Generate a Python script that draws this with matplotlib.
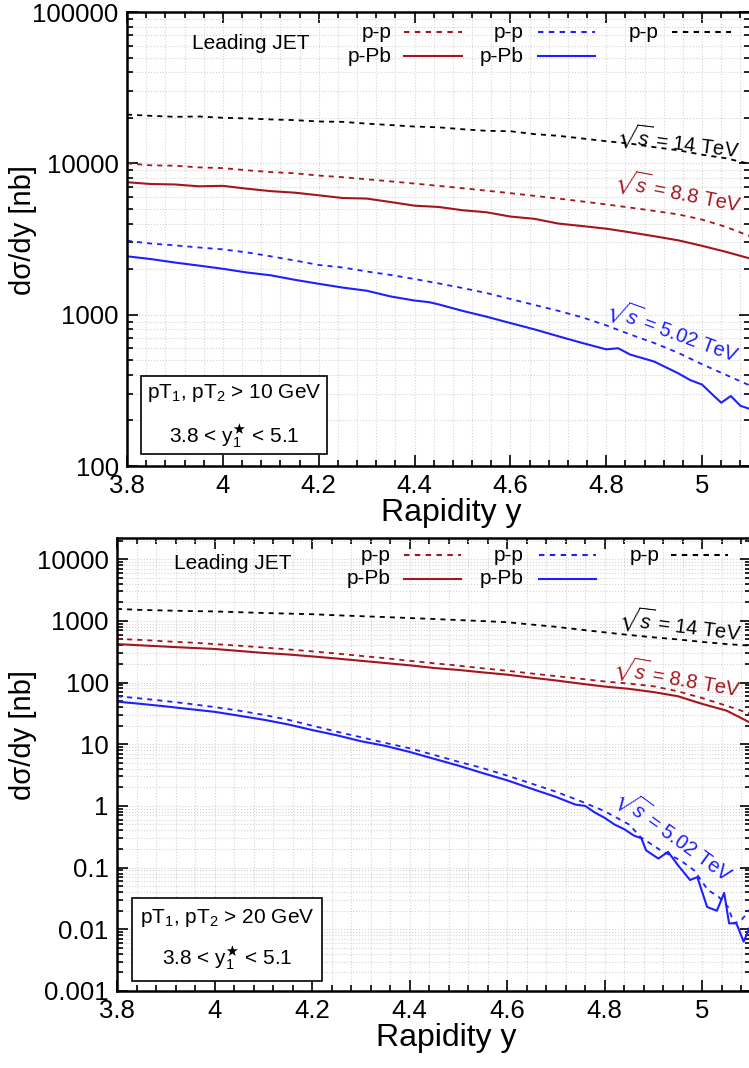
import matplotlib
matplotlib.use("Agg")
import matplotlib.pyplot as plt
from matplotlib.lines import Line2D
from matplotlib.patches import Rectangle
from matplotlib.ticker import MultipleLocator, LogLocator, FuncFormatter, NullFormatter

plt.rcParams['font.family'] = ['Liberation Sans', 'DejaVu Sans']
plt.rcParams['mathtext.fontset'] = 'custom'
plt.rcParams['mathtext.rm'] = 'Liberation Sans'
plt.rcParams['mathtext.it'] = 'Liberation Sans:italic'
plt.rcParams['mathtext.bf'] = 'Liberation Sans:bold'
plt.rcParams['mathtext.fallback'] = 'stixsans'

RED = '#a3161e'
BLUE = '#1f1fff'

##############
# rapidity grid (0.05 steps)
y05 = [3.80, 3.85, 3.90, 3.95, 4.00, 4.05, 4.10, 4.15, 4.20, 4.25, 4.30, 4.35, 4.40,
       4.45, 4.50, 4.55, 4.60, 4.65, 4.70, 4.75, 4.80, 4.85, 4.90, 4.95, 5.00, 5.05, 5.10]

#############################
# upper panel: pT > 10 GeV
top_pp14 = [21000, 20600, 20300, 20400, 20000, 19800, 19500, 19300, 18900, 18800, 18300, 17900, 17500,
            17300, 16800, 16400, 16300, 15600, 15200, 14600, 14000, 13500, 12800, 12200, 11400, 10800, 9900]
top_pp88 = [10000, 9700, 9650, 9400, 9300, 9000, 8750, 8600, 8300, 8100, 7850, 7600, 7350,
            7100, 6850, 6600, 6350, 6100, 5850, 5600, 5350, 5100, 4850, 4600, 4250, 3800, 3300]
top_ppb88 = [7500, 7300, 7250, 7050, 7100, 6800, 6550, 6400, 6150, 5900, 5850, 5550, 5250,
             5150, 4900, 4750, 4450, 4300, 4000, 3850, 3700, 3500, 3300, 3100, 2850, 2600, 2350]
top_pp502 = [3080, 2950, 2870, 2780, 2700, 2580, 2430, 2280, 2130, 2050, 1930, 1830, 1720,
             1610, 1500, 1390, 1270, 1160, 1060, 960, 850, 740, 650, 560, 470, 400, 340]
top_ppb502_y = [3.80, 3.85, 3.90, 3.95, 4.00, 4.05, 4.10, 4.15, 4.20, 4.25, 4.30, 4.35, 4.40, 4.43,
                4.45, 4.50, 4.55, 4.60, 4.65, 4.70, 4.75, 4.80, 4.825, 4.85, 4.90, 4.95, 4.975,
                5.00, 5.02, 5.04, 5.06, 5.08, 5.10]
top_ppb502 = [2430, 2330, 2210, 2110, 2010, 1900, 1820, 1700, 1600, 1510, 1440, 1320, 1240, 1210,
              1170, 1060, 970, 880, 800, 720, 650, 590, 600, 545, 490, 410, 370,
              345, 300, 262, 290, 250, 238]

#############################
# lower panel: pT > 20 GeV
bot_pp14 = [1560, 1500, 1470, 1440, 1420, 1380, 1340, 1310, 1280, 1230, 1190, 1150, 1110,
            1070, 1030, 990, 950, 870, 800, 720, 650, 590, 540, 500, 455, 420, 395]
bot_pp88 = [510, 490, 465, 445, 420, 395, 370, 345, 320, 295, 270, 248, 225,
            205, 188, 170, 155, 140, 127, 115, 104, 96, 87, 72, 56, 42, 31]
bot_ppb88 = [420, 400, 382, 365, 350, 325, 302, 285, 265, 245, 225, 207, 190,
             172, 160, 146, 134, 120, 108, 96, 86, 79, 70, 60, 45, 35, 22]
bot_pp502_y = [3.80, 3.85, 3.90, 3.95, 4.00, 4.05, 4.10, 4.15, 4.20, 4.25, 4.30, 4.35, 4.40,
               4.45, 4.50, 4.55, 4.60, 4.65, 4.70, 4.75, 4.80, 4.85, 4.874, 4.915, 4.956,
               4.983, 5.012, 5.033, 5.053, 5.065, 5.08, 5.10]
bot_pp502 = [60, 55, 50, 45, 40, 35, 30, 25, 20, 16, 13, 10.5, 8.6,
             6.7, 5.2, 4.1, 3.1, 2.3, 1.7, 1.2, 0.82, 0.5, 0.31, 0.19, 0.13,
             0.091, 0.043, 0.034, 0.023, 0.0125, 0.014, 0.022]
bot_ppb502_y = [3.80, 3.85, 3.90, 3.95, 4.00, 4.05, 4.10, 4.15, 4.20, 4.25, 4.30, 4.35, 4.40,
                4.45, 4.50, 4.55, 4.60, 4.65, 4.70, 4.74, 4.76, 4.78, 4.80, 4.82, 4.84, 4.86,
                4.875, 4.885, 4.91, 4.93, 4.95, 4.975, 4.99, 5.01, 5.03, 5.045, 5.055,
                5.07, 5.085, 5.10]
bot_ppb502 = [49, 45, 41, 37, 33.5, 29, 25, 21, 17, 14, 11.2, 9.4, 7.5,
              5.8, 4.5, 3.4, 2.6, 1.9, 1.4, 1.05, 1.0, 0.78, 0.64, 0.5, 0.42, 0.33,
              0.3, 0.19, 0.14, 0.18, 0.11, 0.063, 0.07, 0.023, 0.02, 0.039, 0.0125,
              0.0125, 0.0063, 0.012]

xticks = [3.8, 4.0, 4.2, 4.4, 4.6, 4.8, 5.0]


def style_axes(ax, ylim, yticks):
    ax.set_yscale('log')
    ax.set_xlim(3.8, 5.1)
    ax.set_ylim(*ylim)
    ax.set_xticks(xticks)
    ax.xaxis.set_minor_locator(MultipleLocator(0.04))
    ax.set_yticks(yticks)
    ax.yaxis.set_minor_locator(LogLocator(base=10, subs=range(2, 10), numticks=30))
    ax.yaxis.set_minor_formatter(NullFormatter())
    ax.xaxis.set_major_formatter(FuncFormatter(lambda v, p: '%g' % round(v, 2)))
    ax.yaxis.set_major_formatter(FuncFormatter(lambda v, p: '%g' % v))
    ax.tick_params(which='both', direction='in', top=True, right=True, labelsize=18.5, width=1.2)
    ax.tick_params(which='major', length=8, pad=6)
    ax.tick_params(which='minor', length=4)
    ax.grid(True, which='both', color='#d4d4d4', linestyle=':', linewidth=0.8)
    ax.set_axisbelow(True)
    for s in ax.spines.values():
        s.set_linewidth(1.8)
    ax.set_xlabel('Rapidity y', fontsize=23)
    ax.set_ylabel('d\u03c3/dy [nb]', fontsize=21)


def legend_block(ax, rows, lead_xy):
    ax.text(lead_xy[0], lead_xy[1], 'Leading JET', transform=ax.transAxes,
            ha='center', va='center', fontsize=15)
    for label, tx, x0, x1, yy, col, ls in rows:
        ax.text(tx, yy, label, transform=ax.transAxes, ha='right', va='center', fontsize=15)
        ln = Line2D([x0, x1], [yy, yy], transform=ax.transAxes, color=col, lw=1.5)
        if ls == 'dash':
            ln.set_dashes((2.6, 2.6))
        ax.add_line(ln)


def cut_box(ax, x0, y0, x1, y1, line1, line2, ty1, ty2):
    ax.add_patch(Rectangle((x0, y0), x1 - x0, y1 - y0, transform=ax.transAxes,
                           facecolor='white', edgecolor='black', lw=1.2, zorder=5))
    xc = (x0 + x1) / 2
    ax.text(xc, ty1, line1, transform=ax.transAxes, ha='center', va='center', fontsize=15, zorder=6)
    ax.text(xc, ty2, line2, transform=ax.transAxes, ha='center', va='center', fontsize=15, zorder=6)


fig = plt.figure(figsize=(7.49, 10.68), dpi=100)
ax1 = fig.add_axes([127 / 749, 1 - 466 / 1068, 623 / 749, 454 / 1068])
ax2 = fig.add_axes([117 / 749, 1 - 991 / 1068, 634 / 749, 453 / 1068])

#########################
# upper panel
ax1.plot(y05, top_pp14, color='black', lw=1.3, dashes=(2.8, 2.8))
ax1.plot(y05, top_pp88, color=RED, lw=1.3, dashes=(2.8, 2.8))
ax1.plot(y05, top_ppb88, color=RED, lw=1.5)
ax1.plot(y05, top_pp502, color=BLUE, lw=1.3, dashes=(2.8, 2.8))
ax1.plot(top_ppb502_y, top_ppb502, color=BLUE, lw=1.5)
style_axes(ax1, (100, 100000), [100, 1000, 10000, 100000])
ax1.xaxis.set_label_coords(0.52, -0.07)
ax1.yaxis.set_label_coords(-0.145, 0.52)

legend_block(ax1, [
    ('p-p', 0.424, 0.444, 0.537, 0.955, RED, 'dash'),
    ('p-Pb', 0.424, 0.444, 0.537, 0.903, RED, 'solid'),
    ('p-p', 0.637, 0.659, 0.752, 0.955, BLUE, 'dash'),
    ('p-Pb', 0.637, 0.659, 0.752, 0.903, BLUE, 'solid'),
    ('p-p', 0.853, 0.875, 0.969, 0.955, 'black', 'dash'),
], (0.198, 0.930))

ax1.text(0.884, 0.714, r'$\sqrt{s}$ = 14 TeV', transform=ax1.transAxes, rotation=-7,
         ha='center', va='center', fontsize=14.5, color='black')
ax1.text(0.884, 0.604, r'$\sqrt{s}$ = 8.8 TeV', transform=ax1.transAxes, rotation=-11,
         ha='center', va='center', fontsize=14.5, color=RED)
ax1.text(0.877, 0.297, r'$\sqrt{s}$ = 5.02 TeV', transform=ax1.transAxes, rotation=-20,
         ha='center', va='center', fontsize=14.5, color=BLUE)

cut_box(ax1, 0.0225, 0.026, 0.3215, 0.198,
        r'pT$_1$, pT$_2$ > 10 GeV', r'3.8 < y$_1^{\bigstar}$ < 5.1', 0.161, 0.066)

#########################
# lower panel
ax2.plot(y05, bot_pp14, color='black', lw=1.3, dashes=(2.8, 2.8))
ax2.plot(y05, bot_pp88, color=RED, lw=1.3, dashes=(2.8, 2.8))
ax2.plot(y05, bot_ppb88, color=RED, lw=1.5)
ax2.plot(bot_pp502_y, bot_pp502, color=BLUE, lw=1.3, dashes=(2.8, 2.8))
ax2.plot(bot_ppb502_y, bot_ppb502, color=BLUE, lw=1.5)
style_axes(ax2, (0.001, 22000), [0.001, 0.01, 0.1, 1, 10, 100, 1000, 10000])
ax2.xaxis.set_label_coords(0.52, -0.07)
ax2.yaxis.set_label_coords(-0.126, 0.565)

legend_block(ax2, [
    ('p-p', 0.431, 0.452, 0.542, 0.962, RED, 'dash'),
    ('p-Pb', 0.431, 0.452, 0.542, 0.910, RED, 'solid'),
    ('p-p', 0.642, 0.665, 0.755, 0.962, BLUE, 'dash'),
    ('p-Pb', 0.642, 0.665, 0.755, 0.910, BLUE, 'solid'),
    ('p-p', 0.855, 0.874, 0.964, 0.962, 'black', 'dash'),
], (0.183, 0.943))

ax2.text(0.888, 0.808, r'$\sqrt{s}$ = 14 TeV', transform=ax2.transAxes, rotation=-7,
         ha='center', va='center', fontsize=14.5, color='black')
ax2.text(0.884, 0.691, r'$\sqrt{s}$ = 8.8 TeV', transform=ax2.transAxes, rotation=-10,
         ha='center', va='center', fontsize=14.5, color=RED)
ax2.text(0.880, 0.344, r'$\sqrt{s}$ = 5.02 TeV', transform=ax2.transAxes, rotation=-36,
         ha='center', va='center', fontsize=14.5, color=BLUE)

cut_box(ax2, 0.0237, 0.022, 0.324, 0.205,
        r'pT$_1$, pT$_2$ > 20 GeV', r'3.8 < y$_1^{\bigstar}$ < 5.1', 0.161, 0.073)

fig.savefig('out.png', dpi=100)
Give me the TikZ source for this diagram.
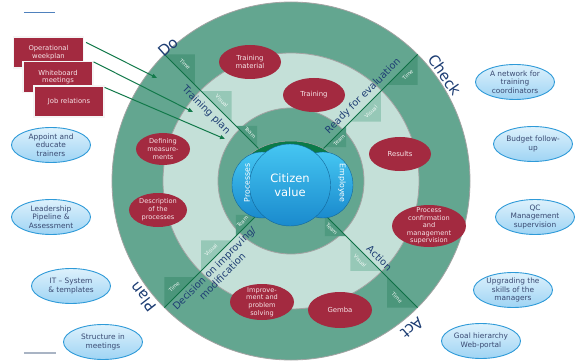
☆ ☆ ☆ ☆ ☆ ☆ ☆
EXERCISE REQUIREMENTS ▸
In the entries above, find the line that contains "5.00, 5.05, 5.10]", then repeat exactly every line from the first one through that line, with no pictures.

THE SOLUTION ▸
Generate a Python script that draws this with matplotlib.
import matplotlib
matplotlib.use("Agg")
import matplotlib.pyplot as plt
from matplotlib.lines import Line2D
from matplotlib.patches import Rectangle
from matplotlib.ticker import MultipleLocator, LogLocator, FuncFormatter, NullFormatter

plt.rcParams['font.family'] = ['Liberation Sans', 'DejaVu Sans']
plt.rcParams['mathtext.fontset'] = 'custom'
plt.rcParams['mathtext.rm'] = 'Liberation Sans'
plt.rcParams['mathtext.it'] = 'Liberation Sans:italic'
plt.rcParams['mathtext.bf'] = 'Liberation Sans:bold'
plt.rcParams['mathtext.fallback'] = 'stixsans'

RED = '#a3161e'
BLUE = '#1f1fff'

##############
# rapidity grid (0.05 steps)
y05 = [3.80, 3.85, 3.90, 3.95, 4.00, 4.05, 4.10, 4.15, 4.20, 4.25, 4.30, 4.35, 4.40,
       4.45, 4.50, 4.55, 4.60, 4.65, 4.70, 4.75, 4.80, 4.85, 4.90, 4.95, 5.00, 5.05, 5.10]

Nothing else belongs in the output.